BANGKOK (AP) — Asian shares fell further on Wednesday after the global sell-off for stocks hit Wall Street, with South Korea’s benchmark plunging 10%, while oil prices climbed even higher.
Worries over the widening war with Iran have hammered most world markets. Higher oil prices and how much they might worsen inflation are among the central fears for investors. More spikes for oil prices may grind down the global economy and sap corporate profits.
South Korea’s Kospi led regional losses, tumbling as much as 10%, with trading briefly suspended, as energy security concerns vanquished optimism over the boost big tech companies like Samsung Electronics and SK Hynix are getting from expanding use of artificial intelligence.
By midday, the Kospi was down 9.6% at 5,235.72.
In Tokyo, the Nikkei 225 shed 3.9% to 54,090.11. Japan, like South Korea and Taiwan, depends heavily on imports of oil and natural gas from the Middle East that are now stranded in the Persian Gulf.
Elsewhere in Asia, the Hang Seng in Hong Kong fell 2.8% to 25,037.92 and the Shanghai Composite index was down 1.3% at 4,069.09.

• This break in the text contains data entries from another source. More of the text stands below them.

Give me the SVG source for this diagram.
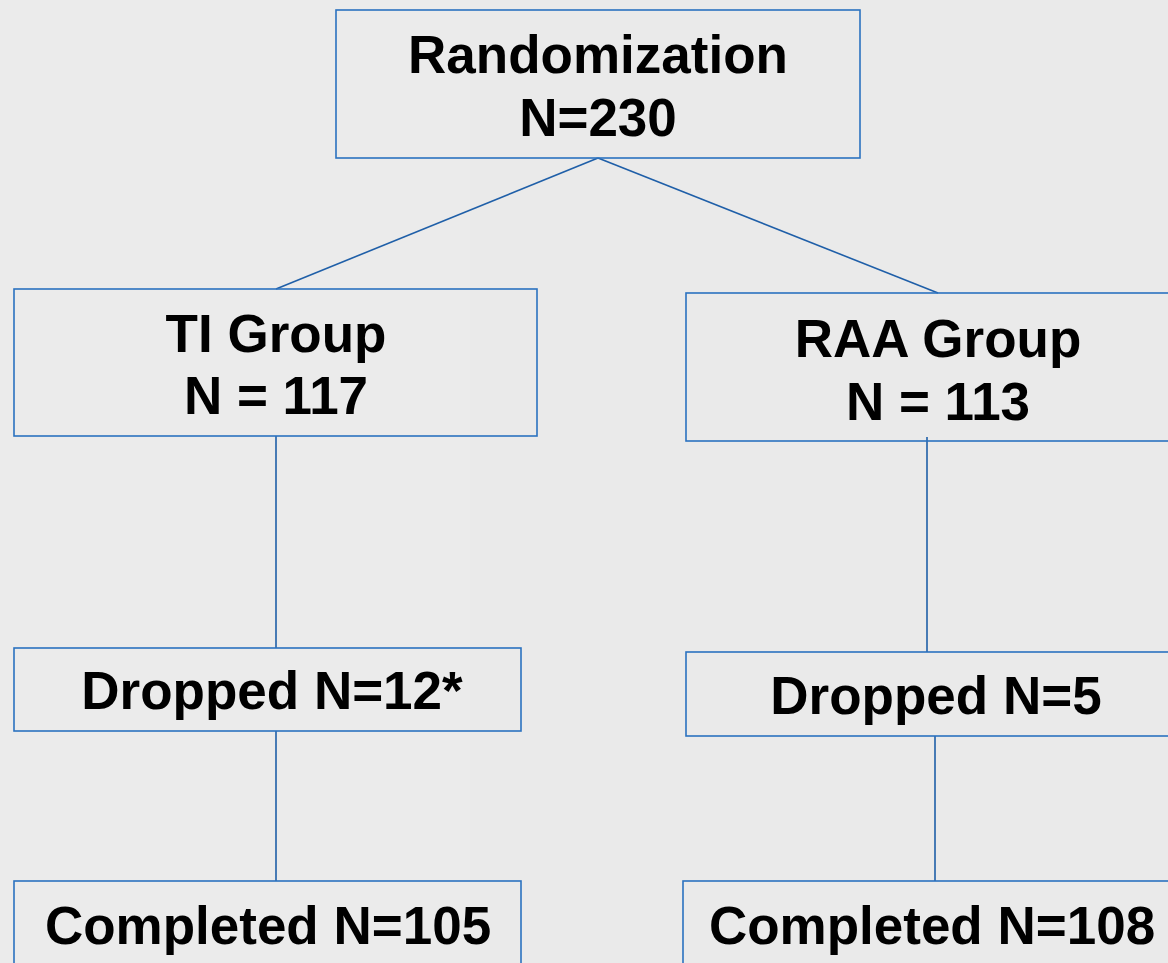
<svg xmlns="http://www.w3.org/2000/svg" width="1168" height="963" viewBox="0 0 1168 963">
<style>
.box{fill:none;stroke:#2b72c0;stroke-width:1.6}
.ln{fill:none;stroke:#1f5fa8;stroke-width:1.6}
.t{font-family:"Liberation Sans",Arial,sans-serif;font-weight:bold;font-size:53px;fill:#000;text-anchor:middle}
</style>
<rect x="0" y="0" width="1168" height="963" fill="#ebebeb"/>
<rect x="470" y="0" width="698" height="963" fill="#e9e9e9" opacity="0.6"/>
<g id="connectors">
<line class="ln" x1="598" y1="158" x2="276" y2="289"/>
<line class="ln" x1="598" y1="158" x2="938" y2="293"/>
<line class="ln" x1="276" y1="436" x2="276" y2="648"/>
<line class="ln" x1="276" y1="731" x2="276" y2="881"/>
<line class="ln" x1="927" y1="437" x2="927" y2="652"/>
<line class="ln" x1="935" y1="736" x2="935" y2="881"/>
</g>
<g id="randomization">
<rect class="box" x="336" y="10" width="524" height="148"/>
<text class="t" x="598" y="73">Randomization</text>
<text class="t" x="598" y="136">N=230</text>
</g>
<g id="ti-group">
<rect class="box" x="14" y="289" width="523" height="147"/>
<text class="t" x="276" y="352">TI Group</text>
<text class="t" x="276" y="414">N = 117</text>
</g>
<g id="raa-group">
<rect class="box" x="686" y="293" width="520" height="148"/>
<text class="t" x="938" y="357">RAA Group</text>
<text class="t" x="938" y="420">N = 113</text>
</g>
<g id="ti-dropped">
<rect class="box" x="14" y="648" width="507" height="83"/>
<text class="t" x="272" y="709">Dropped N=12*</text>
</g>
<g id="raa-dropped">
<rect class="box" x="686" y="652" width="520" height="84"/>
<text class="t" x="936" y="714">Dropped N=5</text>
</g>
<g id="ti-completed">
<rect class="box" x="14" y="881" width="507" height="120"/>
<text class="t" x="268" y="944">Completed N=105</text>
</g>
<g id="raa-completed">
<rect class="box" x="683" y="881" width="520" height="120"/>
<text class="t" x="932" y="944">Completed N=108</text>
</g>
</svg>
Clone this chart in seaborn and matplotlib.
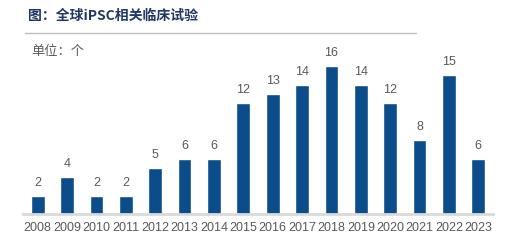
import matplotlib
matplotlib.use("Agg")
import matplotlib.pyplot as plt
import seaborn as sns
import pandas as pd
from matplotlib.lines import Line2D

years = ["2008", "2009", "2010", "2011", "2012", "2013", "2014", "2015",
         "2016", "2017", "2018", "2019", "2020", "2021", "2022", "2023"]
counts = [2, 4, 2, 2, 5, 6, 6, 12, 13, 14, 16, 14, 12, 8, 15, 6]
title = "图：全球iPSC相关临床试验"
unit = "单位：个"

sns.set_theme(style="white")
plt.rcParams['font.family'] = ['Noto Sans CJK SC', 'DejaVu Sans']

df = pd.DataFrame({"year": years, "count": counts})

fig = plt.figure(figsize=(5.17, 2.48), dpi=100)
ax = fig.add_axes([23/517, 34/248, 470/517, 166.5/248])
sns.barplot(data=df, x="year", y="count", color="#0B4C8A", width=0.47,
            saturation=1, ax=ax)
ax.set_xlim(-0.5, 15.5)
ax.set_ylim(0, 18)
ax.set_xlabel("")
ax.set_ylabel("")
ax.set_yticks([])
for s in ["top", "right", "left"]:
    ax.spines[s].set_visible(False)
ax.spines["bottom"].set_color("#D9D9D9")
ax.spines["bottom"].set_linewidth(2)
ax.tick_params(axis="x", length=0, pad=6, labelsize=9, labelcolor="#595959")
for lbl in ax.get_xticklabels():
    lbl.set_fontfamily(["Liberation Sans", "DejaVu Sans"])

for i, v in enumerate(counts):
    ax.annotate(str(v), (i, v), xytext=(0, 5), textcoords="offset points",
                ha="center", va="bottom", fontsize=9, color="#595959",
                family=["Liberation Sans", "DejaVu Sans"], annotation_clip=False)

fig.text(28/517, 1 - 16/248, title, fontsize=10, fontweight="bold",
         color="#1F3864", ha="left", va="center")
fig.add_artist(Line2D([25/517, 416/517], [1 - 33/248, 1 - 33/248],
                      color="#BFBFBF", linewidth=1, transform=fig.transFigure))
fig.text(31/517, 1 - 52/248, unit, fontsize=9.5, color="#595959",
         ha="left", va="center")

fig.savefig("out.png", dpi=100)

In Australia, the S&P/ASX 200 declined 2% to 8,896.50.
Taiwan’s Taiex lost 3.4% and shares in Jakarta sank 3.7%.
On Tuesday, the S&P 500 finished with a loss of 0.9% after dropping as much as 2.5% on concerns over the war’s damage to the economy. The Dow Jones Industrial Average pared its loss to 0.8%, and the Nasdaq composite fell 1%.
Higher inflation partly due to the war could tie the Federal Reserve’s hands and keep it from cutting interest rates. The Fed lowered rates several times last year and indicated more cuts were to come in 2026. That would help boost the economy and job market, but lower rates can also worsen inflation.
The price of U.S. benchmark crude oil climbed 1.2% to $75.46 per barrel. Brent crude, the international standard, gained 1.5% to $82.61 per barrel.
The dollar was nearly unchanged at 157.55 Japanese yen. The euro slipped to $1.1599 from $1.1600.